Maybe that was why I was always excited to go to the beat knowing I would see her. After phoning in my summaries, we would cap our "days" with a short trip to the mall to share coffee, or perhaps to argue which shade of foundation would look good on her (was it the yellow-based foundation? Or the nude?) and what shade of lipstick would be camera-friendly.
If we didn't go to the mall, we would spend our days singing. Just singing. From her cubicle she would burst into a song, a classic preferably, that showed her talent. Or maybe Kenny Lattimore's "For You" and how we related to the message of self-less giving and loving. Or maybe Broadway songs and how it mirrored life's tragedies and mysteries.
We would dream of things we thought we still could accomplish: life in Paris for her, life in Spain for me. With her, nothing was impossible.
I remembered how proud she was of Sacha and how slowly she's taking after her: the temperament and the boisterous laughter when she's happy.
She was, very much, like a junior Hazel.
I told her, during the send-off party JUCRA held for those leaving the beat (Philip for Congress, Hazel for the General Assignment and Josie for Canada) that I resented her replacement (not the person but the idea) because a friend was taken away from me.
But now death has robbed me again.
It is hard writing about her in the past tense because I thought we would grow old to see our dreams come true. See Sacha blossom into a young lady and marry. And later on, much later on, die fulfilled in a faraway land carved out of our dreams.
But her life was cut off. God, they say, has his own time. But it would take time for me to comprehend this and accept. Maybe, I will never.
Looking at her last night, I wondered, if she liked the way the embalmer had set her hair. Or if the foundation and lipstick were the right shade. Or if the barong suited her (or would she have preferred a more lady-like garb?).
Looking at her, I tried but failed to reconcile my memories of her with the lifeless body in a coffin.
The reality I am looking at says Hazel is gone. But I guess I can never accept her passing away.

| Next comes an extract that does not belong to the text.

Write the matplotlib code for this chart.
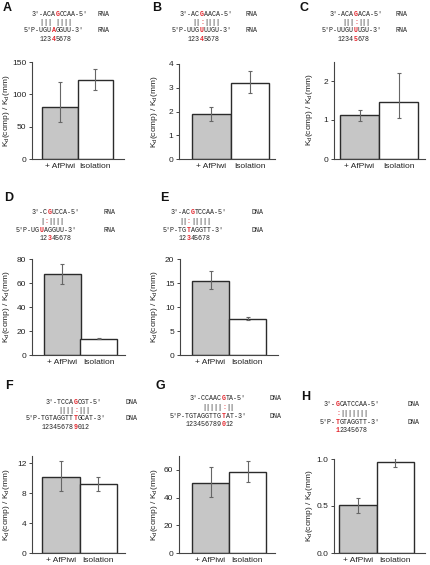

The tragedy of death, is that it is a tiny punctuation: someone you know will die, but the rest of the world will soon move on.
But for us who loved Hazel, our lives have taken a jolt, and its course are forever changed.
If there were lessons Hazel has taught us: it is to love, unconditionally, to treasure your friends and nurture them, to always dream, and dream big -- to live in the nowness of the moment, to burst into a song because that is the language of the heart that is alive in loving and to pause, once in a while, to make those near you, feel that they are loved.
Yes, sooner or later, the world will move on for all of us. But it will be a different kind of revolution, made beautiful and worthwhile because of Hazel.